Originally intended as a concert hall with adjacent 'tavern' it was decided to change it to a theatre during the construction which unfortunately caused problems with getting it licenced by the Lord Chamberlain for 'public theatrical performances'. The problem was that while having a drinking and eating establishment connected to a 'concert hall' was permissible, having such an establishment directly connected to a 'theatre' was most definitely not allowed at the time. The discussion regarding how the separation work went on for some time but was finally resolved and the Criterion Theatre was finally able to open on Saturday 21 March 1874 - though the opening was not with its issues as it was reported at the time: "On Saturday night the new theatre in the Regent Circus was opened for the first time, and the miscellaneous crowd which gathered about the entrance, and manifested as much immobility as the police would permit, showed that the event was rogarded as important by a numerous body who had no intention whatever of witnessing the performance. As for the interior of the house, the pit and gallery became crammed immediately after the opening of the doors, and every seat which could be engaged had been accrued long beforehand. When the audience had admired for some time the bright blue and gold ornaments of this subterranean temple of the dramas, dissatisfaction as to their personal comfort was expressed by some of the occupants of the pit so loudly that the curtain, having risen for the performance of the first piece, re-descended before scarcely a word had been spoken, and the stage was once more hidden until, by the eloquence of the energetic Mr E. P. Hingxton, and (we believe) the action of the police, perfect order was restored. Peace once established, the audience were in the greatest good humour for the rest of the evening. That the opening of the Criterion caused unusual excitement was but natural. Here was an entirely new theatre, raised, or rather sunk, at a point which in familiar to all fashionable and quasi-fashionable London, but which has hitherto been unexplored by theatrical enterprise."
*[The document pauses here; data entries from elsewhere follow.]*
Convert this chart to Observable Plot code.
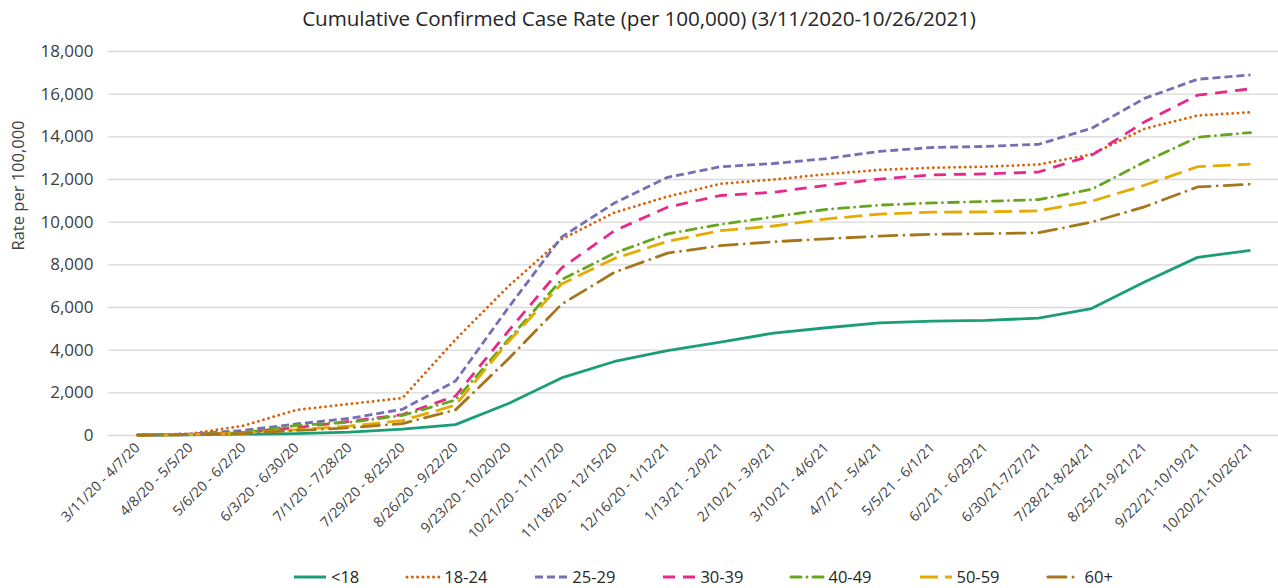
<!DOCTYPE html>
<html><head><meta charset="utf-8">
<script src="https://cdn.jsdelivr.net/npm/d3@7"></script>
<script src="https://cdn.jsdelivr.net/npm/@observablehq/plot@0.6"></script>
<style>
body{margin:0;background:#fff;font-family:"Open Sans",sans-serif;width:1278px;height:588px;overflow:hidden;position:relative;}
#title{height:36px;line-height:36px;text-align:center;font-size:20.7px;color:#262626;white-space:nowrap;letter-spacing:-0.1px;}
#legend{position:absolute;top:565px;left:292px;display:flex;align-items:center;font-size:16.5px;color:#262626;}
#legend .item{display:flex;align-items:center;margin-right:46px;}
#legend svg{margin-right:3px;}
</style>
</head><body>
<div id="title">Cumulative Confirmed Case Rate (per 100,000) (3/11/2020-10/26/2021)</div>
<div id="chart"></div>
<div id="legend"></div>
<script>
const periods = ["3/11/20 - 4/7/20","4/8/20 - 5/5/20","5/6/20 - 6/2/20","6/3/20 - 6/30/20","7/1/20 - 7/28/20","7/29/20 - 8/25/20","8/26/20 - 9/22/20","9/23/20 - 10/20/20","10/21/20 - 11/17/20","11/18/20 - 12/15/20","12/16/20 - 1/12/21","1/13/21 - 2/9/21","2/10/21 - 3/9/21","3/10/21 - 4/6/21","4/7/21 - 5/4/21","5/5/21 - 6/1/21","6/2/21 - 6/29/21","6/30/21-7/27/21","7/28/21-8/24/21","8/25/21-9/21/21","9/22/21-10/19/21","10/20/21-10/26/21"];
const seriesNames = ["<18","18-24","25-29","30-39","40-49","50-59","60+"];
const lt18   = [10,30,60,90,160,300,510,1500,2700,3470,3980,4380,4800,5050,5280,5360,5400,5500,5950,7200,8350,8680];
const a18_24 = [30,80,460,1200,1480,1760,4500,7000,9200,10450,11200,11800,12000,12250,12450,12550,12600,12700,13180,14380,15000,15150];
const a25_29 = [20,70,240,540,800,1230,2550,6000,9300,10900,12100,12600,12750,12980,13320,13500,13550,13650,14400,15800,16700,16900];
const a30_39 = [20,50,150,370,660,980,1850,4900,7850,9600,10700,11250,11400,11730,12020,12220,12260,12350,13130,14700,15950,16250];
const a40_49 = [20,50,130,470,620,940,1660,4500,7300,8550,9450,9900,10250,10600,10800,10900,10970,11060,11540,12820,13980,14200];
const a50_59 = [20,40,110,270,440,700,1420,4400,7100,8300,9100,9600,9820,10150,10380,10470,10480,10530,10980,11730,12600,12720];
const a60p   = [20,40,100,235,360,560,1200,3600,6150,7650,8550,8900,9080,9220,9350,9430,9460,9500,10000,10720,11650,11780];
const yTicks = [0,2000,4000,6000,8000,10000,12000,14000,16000,18000];
const yLabel = "Rate per 100,000";

const seriesValues = [lt18,a18_24,a25_29,a30_39,a40_49,a50_59,a60p];
const colors = ["#1b9e77","#d95f02","#7570b3","#e7298a","#66a61e","#e6ab02","#a6761d"];
const dashes = [null,"0.01 5.3","8 4","12 8","10 6 0.01 6","18 7","18 7 0.01 7"];

const rows = seriesNames.map((s,k)=>periods.map((p,i)=>({period:p, value:seriesValues[k][i], series:s})));

const lineMarks = rows.map((r,k)=>Plot.line(r,{x:"period",y:"value",stroke:colors[k],strokeWidth:2.8,
  strokeDasharray:dashes[k]||undefined,strokeLinecap:dashes[k]&&dashes[k].includes("0.01")?"round":"butt",strokeLinejoin:"round"}));

const chart = Plot.plot({
  width:1278,height:520,marginTop:15,marginBottom:121,marginLeft:108,marginRight:0,
  style:{fontFamily:"'Open Sans',sans-serif",color:"#404040",background:"#fff"},
  x:{type:"point",domain:periods,padding:0.5},
  y:{domain:[0,18000]},
  marks:[
    Plot.gridY(yTicks,{stroke:"#d9d9d9",strokeOpacity:1,strokeWidth:1.3}),
    Plot.axisY(yTicks,{tickSize:0,tickPadding:15,tickFormat:d3.format(","),fontSize:17,label:null}),
    Plot.axisX({tickSize:0,tickRotate:-45,tickPadding:10,fontSize:14,label:null}),
    Plot.text([yLabel],{frameAnchor:"left",rotate:-90,dx:-90,dy:7,fontSize:16.5,fill:"#404040"}),
    ...lineMarks
  ]
});
document.getElementById("chart").appendChild(chart);

const leg = document.getElementById("legend");
seriesNames.forEach((s,k)=>{
  const it = document.createElement("div"); it.className="item";
  const dash = dashes[k];
  const cap = dash&&dash.includes("0.01")?"round":"butt";
  it.innerHTML = `<svg width="36" height="10"><line x1="2" x2="34" y1="5" y2="5" stroke="${colors[k]}" stroke-width="3" ${dash?`stroke-dasharray="${dash}"`:""} stroke-linecap="${cap}"/></svg><span>${s.replace("<","&lt;")}</span>`;
  leg.appendChild(it);
});
</script>
</body></html>
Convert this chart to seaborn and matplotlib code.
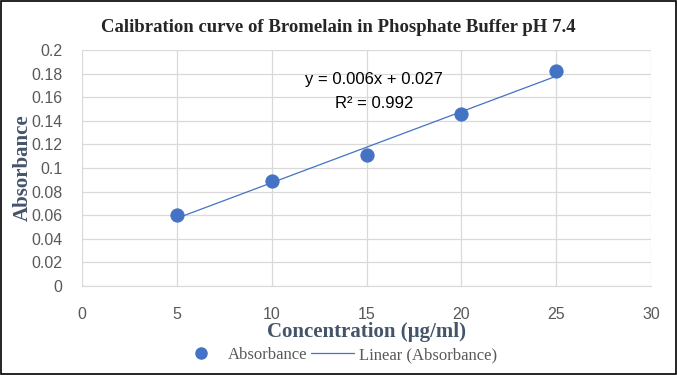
import numpy as np
import pandas as pd
import seaborn as sns
import matplotlib.pyplot as plt
from matplotlib.lines import Line2D

concentration = [5, 10, 15, 20, 25]
absorbance = [0.060, 0.089, 0.111, 0.146, 0.182]

df = pd.DataFrame({"Concentration": concentration, "Absorbance": absorbance})

sns.set_style("white")
plt.rcParams["font.family"] = ["Liberation Serif", "DejaVu Serif"]

BLUE = "#4472C4"
GRID = "#D9D9D9"
TICK = "#595959"
LABEL = "#44546A"
TICKFONT = ["Liberation Sans", "DejaVu Sans"]

fig = plt.figure(figsize=(6.77, 3.75), dpi=100)
ax = fig.add_axes([82 / 677, 1 - 286 / 375, (651 - 82) / 677, (286 - 50) / 375])

sns.regplot(data=df, x="Concentration", y="Absorbance", ax=ax, ci=None,
            scatter=False, line_kws={"color": BLUE, "lw": 0.9})
sns.scatterplot(data=df, x="Concentration", y="Absorbance", ax=ax,
                color=BLUE, s=90, edgecolor=BLUE, zorder=3)

ax.set_xlim(0, 30)
ax.set_ylim(0, 0.2)
yt = np.arange(0, 0.201, 0.02)
ax.set_xticks(range(0, 31, 5))
ax.set_yticks(yt)
ax.set_yticklabels(["0" if v == 0 else f"{v:.2f}".rstrip("0") for v in yt])
for lab in ax.get_xticklabels() + ax.get_yticklabels():
    lab.set_family(TICKFONT)
ax.grid(True, color=GRID, lw=0.9)
for s in ax.spines.values():
    s.set_visible(False)
ax.spines["bottom"].set_visible(True)
ax.spines["bottom"].set_color(GRID)
ax.tick_params(axis="x", colors=TICK, labelsize=11.5, pad=15, length=0)
ax.tick_params(axis="y", colors=TICK, labelsize=11.5, pad=14, length=0)

ax.set_xlabel("Concentration (µg/ml)", fontsize=15, fontweight="bold", color=LABEL, labelpad=0)
ax.set_ylabel("Absorbance", fontsize=15, fontweight="bold", color=LABEL, labelpad=-1)

slope, intercept = np.polyfit(concentration, absorbance, 1)
r2 = np.corrcoef(concentration, absorbance)[0, 1] ** 2
ax.text(15.4, 0.175, f"y = {slope:.3f}x + {intercept:.3f}", ha="center", va="center",
        fontsize=12, family=TICKFONT, color="#000000")
ax.text(15.4, 0.155, f"R² = {r2:.3f}", ha="center", va="center", fontsize=12,
        family=TICKFONT, color="#000000")

fig.text(0.5, 1 - 28 / 375, "Calibration curve of Bromelain in Phosphate Buffer pH 7.4",
         ha="center", va="center", fontsize=13.5, fontweight="bold")

handles = [Line2D([], [], marker="o", color=BLUE, ls="none", markersize=8),
           Line2D([], [], color=BLUE, lw=0.9)]
fig.legend(handles, ["Absorbance", "Linear (Absorbance)"], loc="center",
           bbox_to_anchor=(0.5, 1 - 355 / 375), ncol=2, frameon=False,
           fontsize=12, labelcolor=TICK, handlelength=2.6, columnspacing=0.2,
           handletextpad=0.3)

fig.patches.append(plt.Rectangle((0.001, 0.002), 0.997, 0.996, transform=fig.transFigure,
                                 fill=False, edgecolor="black", lw=1.2))

fig.savefig("out.png", dpi=100)
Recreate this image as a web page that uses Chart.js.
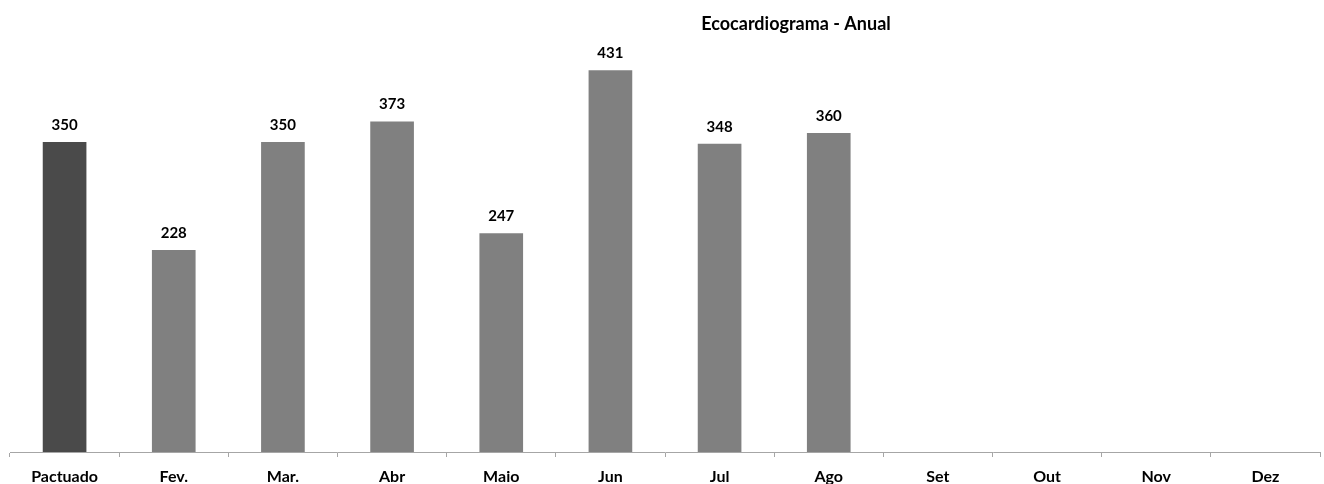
<!DOCTYPE html>
<html><head><meta charset="utf-8">
<script src="https://cdn.jsdelivr.net/npm/chart.js@4"></script>
<style>html,body{margin:0;padding:0;background:#fff}#wrap{width:1324px;height:484px}</style>
</head><body><div id="wrap"><canvas id="c" width="1324" height="484"></canvas></div>
<script>
const categories = ['Pactuado','Fev.','Mar.','Abr','Maio','Jun','Jul','Ago','Set','Out','Nov','Dez'];
const values = [350,228,350,373,247,431,348,360,null,null,null,null];
const barColors = ['#4a4a4a','#808080','#808080','#808080','#808080','#808080','#808080','#808080','#808080','#808080','#808080','#808080'];
const titleText = 'Ecocardiograma - Anual';
const FONT = 'Lato, Calibri, "Open Sans", sans-serif';

const labelPlugin = {
  id: 'labels',
  afterDatasetsDraw(chart) {
    const ctx = chart.ctx;
    const meta = chart.getDatasetMeta(0);
    ctx.save();
    ctx.font = 'bold 15px ' + FONT;
    ctx.fillStyle = '#000';
    ctx.textAlign = 'center';
    ctx.textBaseline = 'middle';
    meta.data.forEach((bar, i) => {
      if (values[i] == null) return;
      ctx.fillText(String(values[i]), bar.x, bar.y - 17);
    });
    ctx.font = 'bold 18px ' + FONT;
    ctx.fillText(titleText, 796, 24.5);
    ctx.restore();
  }
};

new Chart(document.getElementById('c'), {
  type: 'bar',
  data: { labels: categories, datasets: [{ data: values, backgroundColor: barColors, categoryPercentage: 1, barPercentage: 0.4 }] },
  options: {
    responsive: false, animation: false,
    layout: { padding: { left: 10, right: 4, top: 9, bottom: 0 } },
    plugins: { legend: { display: false }, tooltip: { enabled: false }, title: { display: false } },
    scales: {
      y: { display: false, min: 0, max: 500 },
      x: {
        offset: true,
        afterFit(scale) { scale.height = 32; },
        grid: { display: true, drawOnChartArea: false, offset: true, color: '#a6a6a6', tickLength: 5, tickColor: '#a6a6a6' },
        border: { display: true, color: '#a6a6a6', width: 1 },
        ticks: { color: '#000', font: { family: FONT, size: 16, weight: 'bold' }, padding: 10, maxRotation: 0, autoSkip: false }
      }
    }
  },
  plugins: [labelPlugin]
});
</script></body></html>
The opening production on Saturday 21 March was Henry J Byron's comedy An American Lady which was presented along with the musical Topseyturveydom with lyrics by WS Gilbert and music by Alfred Cellier. An American Lady enjoyed a run of 100 performances before closing on 10 July 1984, though Topseyturveydom was replaced during the run by a revival of Charles Selby's musical farce The Bonnie Fish Wife.
The building was originally gaslight and had only basic ventilation so that in 1883 it was forced to close down by the local council. The theatre was the modified with proper ventilation and was electrified and was reopened the following year. Like other theatres from the same time, columns are used to support both the Dress Circle and the Upper Circle, which means that many of the seats have a 'restricted view'.
During much of the 1960s and 1970s the theatre lived under threat of demolition as various proposals where put forward to redevelop Piccadilly Circus and surrounding area on the south side which contained the theatre. While some of the proposals allowed the theatre to be preserved within a new development, others showed the theatre demolished with, at best, a replacement modern theatre/auditorium included within the proposal. The theatre did close in 1989 (during the reconstruction of Piccadilly Circus) and was extensively refurbished, reopening in October 1992 with a solo show by the 'paper-cutting-mime-artist' Ennio Marchetto.